Any other ideas on how to delete the file? It's useless anyway.

Thank you.


----------



## Lance1 (Aug 4, 2003)

You could try *Unlocker* I've had a lot of success with it.


----------



## SevenUp132 (Oct 22, 2010)

move the file (cut,paste) on a empty removable drive then format that drive.( i havent tested it tough. might make you lol if it work  )

a radical way to delete the file is to backup your personnal data then format and install windows .


----------



## james.taylor (Nov 25, 2007)

Lance1 said:


> You could try *Unlocker* I've had a lot of success with it.


I see the icon in the tray but it doesn't actually come up.



SevenUp132 said:


> move the file (cut,paste) on a empty removable drive then format that drive.( i havent tested it tough. might make you lol if it work  )


As soon as I click on it explorer crashes so I can't copy and paste.



SevenUp132 said:


> a radical way to delete the file is to backup your personnal data then format and install windows .


Haha. Thats a last resort.

Thanks for the help guys. Any idea why unlocker wont work and any other ideas?


----------



## SevenUp132 (Oct 22, 2010)

http://www.pctipsbox.com/windows-wont-let-you-delete-a-file/
read this, it might come in handy!


----------



## SevenUp132 (Oct 22, 2010)

Its for XP but it worth the try!


----------



## james.taylor (Nov 25, 2007)

Ok I'v just installed Altap Salamander (another file manager) and it's deleted the file with no hicups. I then used system cleaner to empty the recycle bin. Just logged in and no problems. Explorer seems stable. Hopefully the problem hasn't spread (assuming it was malware).

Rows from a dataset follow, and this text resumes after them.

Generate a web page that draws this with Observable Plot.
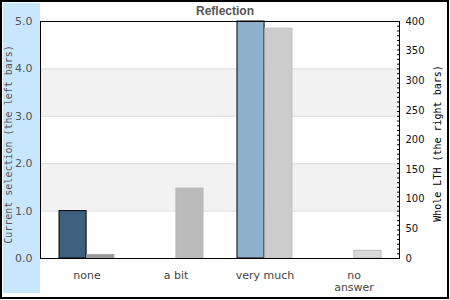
<!DOCTYPE html>
<html>
<head>
<meta charset="utf-8">
<script src="https://cdn.jsdelivr.net/npm/d3@7"></script>
<script src="https://cdn.jsdelivr.net/npm/@observablehq/plot@0.6"></script>
<style>
  html, body { margin: 0; padding: 0; background: #fff; }
  #wrap { position: relative; width: 450px; height: 300px; overflow: hidden; }
  #panel { position: absolute; left: 3px; top: 3px; width: 37px; height: 290px; background: #c8e7fd; }
  #border { position: absolute; left: 0; top: 0; width: 449px; height: 299px; box-sizing: border-box; border: 2px solid #000; pointer-events: none; }
  #chart { position: absolute; left: 0; top: 0; }
</style>
</head>
<body>
<div id="wrap"><div id="panel"></div><div id="chart"></div><div id="border"></div></div>
<script>
const title = "Reflection";
const categories = ["none", "a bit", "very much", "no answer"];
const currentSelection = [1.0, 0, 5.0, 0];      // left scale 0..5
const wholeLTH = [6, 118, 388, 13];              // right scale 0..400
const leftTicks = [0, 1, 2, 3, 4, 5];
const rightTicks = [0, 50, 100, 150, 200, 250, 300, 350, 400];
const leftTitle = "Current selection (the left bars)";
const rightTitle = "Whole LTH (the right bars)";

const leftFill = ["#3f607e", "#3f607e", "#8fb0cc", "#8fb0cc"];
const rightFill = ["#999999", "#bbbbbb", "#cccccc", "#d9d9d9"];
const rightStroke = ["#a9a9a9", "#b6b6b6", "#c2c2c2", "#b9b9b9"];

const rightMax = 400, leftMax = 5, ratio = rightMax / leftMax;

const rows = categories.map((c, i) => ({
  category: c,
  current: currentSelection[i],
  whole: wholeLTH[i],
  lf: leftFill[i], rf: rightFill[i], rs: rightStroke[i]
}));

const chart = Plot.plot({
  width: 450,
  height: 300,
  marginLeft: 40,
  marginRight: 51,
  marginTop: 21,
  marginBottom: 42,
  style: { background: "transparent", fontFamily: "DejaVu Sans" },
  x: { type: "band", domain: categories, padding: 0 },
  y: { domain: [0, leftMax] },
  marks: [
    Plot.rectY([{ a: 1, b: 2 }, { a: 3, b: 4 }], { y1: "a", y2: "b", fill: "#f2f2f2" }),
    Plot.ruleY([1, 2, 3, 4], { stroke: "#dcdcdc" }),
    Plot.barY(rows.filter(d => d.current > 0), {
      x: "category", y: "current", fill: d => d.lf, stroke: "black", strokeWidth: 1,
      insetLeft: 17, insetRight: 44.9
    }),
    Plot.barY(rows.filter(d => d.whole > 0), {
      x: "category", y: d => d.whole / ratio, fill: d => d.rf, stroke: d => d.rs, strokeWidth: 1,
      insetLeft: 44.9, insetRight: 17
    }),
    Plot.frame({ stroke: "black" }),
    Plot.axisY(leftTicks, {
      anchor: "left", tickSize: 0, tickPadding: 8, tickFormat: d => d.toFixed(1),
      fontSize: 11, fill: "#555", label: null
    }),
    Plot.axisY(d3.range(0, 51).map(i => i / 10), {
      anchor: "right", tickSize: 3, dx: -3, fill: "none", stroke: "black", label: null
    }),
    Plot.axisY(rightTicks.map(v => v / ratio), {
      anchor: "right", tickSize: 0, tickPadding: 6, tickFormat: d => Math.round(d * ratio),
      fontSize: 10, fill: "#111", label: null
    }),
    Plot.axisX(categories, {
      anchor: "bottom", tickSize: 0, tickPadding: 12, fontSize: 11, fill: "#444", label: null,
      lineHeight: 1.1,
      tickFormat: d => d === "no answer" ? "no\nanswer" : d
    }),
    Plot.text([title], {
      frameAnchor: "top", lineAnchor: "middle", textAnchor: "middle", dy: -10, dx: 5,
      fontSize: 12, fontWeight: "bold",
      fontFamily: "Liberation Sans, Arial, sans-serif", fill: "#555"
    }),
    Plot.text([leftTitle], {
      frameAnchor: "left", textAnchor: "middle", lineAnchor: "middle", rotate: -90,
      dx: -31.5, dy: 4.5, fontSize: 10,
      fontFamily: "DejaVu Sans Mono, monospace", fill: "#555"
    }),
    Plot.text([rightTitle], {
      frameAnchor: "right", textAnchor: "middle", lineAnchor: "middle", rotate: -90,
      dx: 38, dy: 3.5, fontSize: 10,
      fontFamily: "DejaVu Sans Mono, monospace", fill: "#000"
    })
  ]
});
document.getElementById("chart").appendChild(chart);
</script>
</body>
</html>
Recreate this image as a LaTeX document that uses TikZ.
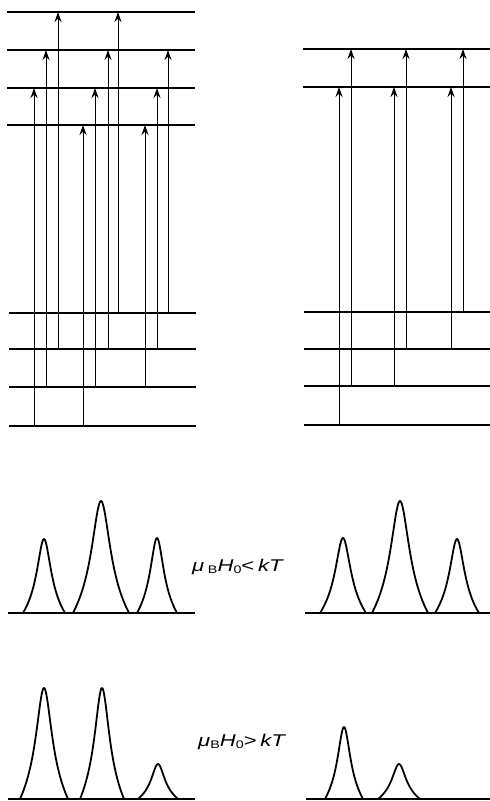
\documentclass[tikz,border=0pt]{standalone}
\usepackage{fontspec}
\setsansfont{Liberation Sans}
\usetikzlibrary{arrows.meta}
\tikzset{
  level/.style={line width=1.6pt},
  trans/.style={line width=1pt,-{Stealth[length=10pt,width=7pt,inset=3.5pt]}},
  baseline/.style={line width=1.3pt},
  peakline/.style={line width=1.8pt,line join=round,line cap=round},
  fieldlabel/.style={font=\sffamily\fontsize{17}{19}\selectfont,inner sep=0pt,anchor=base west}
}
% line shape: centre, baseline, height, half base
\newcommand{\peakat}[4]{%
  \pgfmathsetmacro{\pg}{0.4*#4}
  \pgfmathsetmacro{\pa}{1/(1+(#4/\pg)^2)}
  \pgfmathsetmacro{\pe}{0.14*#4}
  \pgfmathsetmacro{\pd}{sqrt(#4*#4+\pe*\pe)-\pe}
  \draw[peakline] plot[domain=-#4:#4,samples=101,smooth]
    ({#1+\x},{#2-#3*(0.75*(1/(1+(\x/\pg)^2)-\pa)/(1-\pa)+0.25*(1-(sqrt(\x*\x+\pe*\pe)-\pe)/\pd))});
}
\newcommand{\subsc}[1]{\raisebox{-2.5pt}{\fontsize{11}{12}\selectfont #1}}
\newcommand{\widetext}[1]{\scalebox{1.3}[1]{#1}}

\begin{document}
\begin{tikzpicture}[x=1pt,y=-1pt]
  \useasboundingbox (0,0) rectangle (490,801);

  % levels, left scheme
  \foreach \n/\y in {0/125,1/88,2/50,3/12}
    \draw[level] (7,\y) coordinate (LU\n) -- (195,\y);
  \foreach \n/\y in {0/426,1/387,2/349,3/313}
    \draw[level] (9,\y) coordinate (LL\n) -- (196,\y);

  % levels, right scheme
  \foreach \n/\y in {0/87,1/49}
    \draw[level] (303,\y) coordinate (RU\n) -- (490,\y);
  \foreach \n/\y in {0/425,1/386,2/349,3/312}
    \draw[level] (304,\y) coordinate (RL\n) -- (490,\y);

  % transitions
  \foreach \x/\a/\b in {34/0/1,46/1/2,58/2/3,83/0/0,95/1/1,108/2/2,118/3/3,145/1/0,157/2/1,168/3/2}
    \draw[trans] (\x,0 |- LL\a) -- (\x,0 |- LU\b);
  \foreach \x/\a/\b in {339/0/0,351/1/1,394/1/0,406/2/1,451/2/0,463/3/1}
    \draw[trans] (\x,0 |- RL\a) -- (\x,0 |- RU\b);

  % spectra, weak field
  \draw[baseline] (8,613) coordinate (wl) -- (195,613);
  \draw[baseline] (305,613) coordinate (wr) -- (490,613);
  \peakat{44}{613}{74}{21}
  \peakat{101}{613}{112}{28}
  \peakat{157}{613}{75}{20}
  \peakat{343}{613}{75}{23}
  \peakat{400}{613}{112}{28}
  \peakat{457}{613}{74}{22}
  \node[fieldlabel] (weak) at (192,571)
    {\widetext{\textit{μ}\,\subsc{B}\textit{H}\subsc{0}<\,\textit{kT}}};

  % spectra, strong field
  \draw[baseline] (8,799) coordinate (sl) -- (195,799);
  \draw[baseline] (306,799) coordinate (sr) -- (490,799);
  \peakat{44}{799}{111}{24}
  \peakat{102}{799}{111}{22}
  \peakat{158}{799}{35}{20}
  \peakat{344}{799}{72}{19}
  \peakat{399}{799}{35}{21}
  \node[fieldlabel] (strong) at (198,746)
    {\widetext{\textit{μ}\subsc{B}\textit{H}\subsc{0}>\,\textit{kT}}};
\end{tikzpicture}
\end{document}
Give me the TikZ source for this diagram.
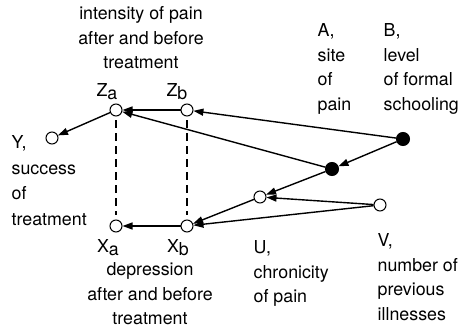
\documentclass[tikz,border=0pt]{standalone}
\usepackage{fontspec}
\setmainfont{TeX Gyre Heros}
\usetikzlibrary{arrows.meta}
\begin{document}
\begin{tikzpicture}[x=1pt, y=-1pt, line width=1.4pt,
		>={Triangle[length=10pt,width=7pt]},
		open/.style={circle,draw,line width=1pt,fill=white,inner sep=0pt,minimum size=12pt},
		closed/.style={circle,draw,fill=black,line width=1pt,inner sep=0pt,minimum size=13pt},
		lbl/.style={inner sep=0pt,font=\fontsize{17.8}{24.5}\selectfont,align=left},
		every label/.style={inner sep=0pt,font=\fontsize{17.8}{24.5}\selectfont}
		]
	\useasboundingbox (0,0) rectangle (461,328);
	% variables
	\node [open,label={[xshift=-9pt,label distance=3pt]above:Z\raisebox{-3pt}{a}}] (za) at (116,110) {};
	\node [open,label={[xshift=-10pt,label distance=3pt]above:Z\raisebox{-3pt}{b}}] (zb) at (187,110) {};
	\node [open,label={[xshift=-8pt,label distance=6pt]below:X\raisebox{-3pt}{a}}] (xa) at (116,226) {};
	\node [open,label={[xshift=-9pt,label distance=6pt]below:X\raisebox{-3pt}{b}}] (xb) at (187,226) {};
	\node [open] (y) at (52,138) {};
	\node [open] (u) at (260,197) {};
	\node [open] (v) at (380,205) {};
	\node [closed] (a) at (332,169) {};
	\node [closed] (b) at (403,139) {};
	% descriptions
	\node [lbl,anchor=north,align=center] (zlab) at (141,6) {intensity of pain\\after and before\\treatment};
	\node [lbl,anchor=north,align=center] (xlab) at (150,262) {depression\\after and before\\treatment};
	\node [lbl,anchor=north west,font=\fontsize{17.8}{25.5}\selectfont] (ylab) at (11,135) {Y,\\success\\of\\treatment};
	\node [lbl,anchor=north west] (alab) at (317,23) {A,\\site\\of\\pain};
	\node [lbl,anchor=north west] (blab) at (383,23) {B,\\level\\of formal\\schooling};
	\node [lbl,anchor=north west] (ulab) at (253,240) {U,\\chronicity\\of pain};
	\node [lbl,anchor=north west] (vlab) at (377,233) {V,\\number of\\previous\\illnesses};
	% arrows
	\draw [->] (za) -- (y);
	\draw [->] (zb) -- (za);
	\draw [->] (b) -- (zb);
	\draw [->] (a) -- (za);
	\draw [->] (b) -- (a);
	\draw [->] (a) -- (u);
	\draw [->] (v) -- (u);
	\draw [->] (u) -- (xb);
	\draw [->] (v) -- (xb);
	\draw [->] (xb) -- (xa);
	\draw [dash pattern=on 8pt off 5pt,shorten <=4pt,shorten >=4pt] (za) -- (xa);
	\draw [dash pattern=on 8pt off 5pt,shorten <=4pt,shorten >=4pt] (zb) -- (xb);
\end{tikzpicture}
\end{document}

I shall also not use the camera again (I could be evil and give it to a charity shop, haha ).



SevenUp132 said:


> http://www.pctipsbox.com/windows-wont-let-you-delete-a-file/
> read this, it might come in handy!


Thanks. I'll read it anyway, even though it isn't for Windows 7


----------



## SevenUp132 (Oct 22, 2010)

Glad you solved your problem! Plz click the "mark solved" button on upper left corner of your thread  Thanks!


----------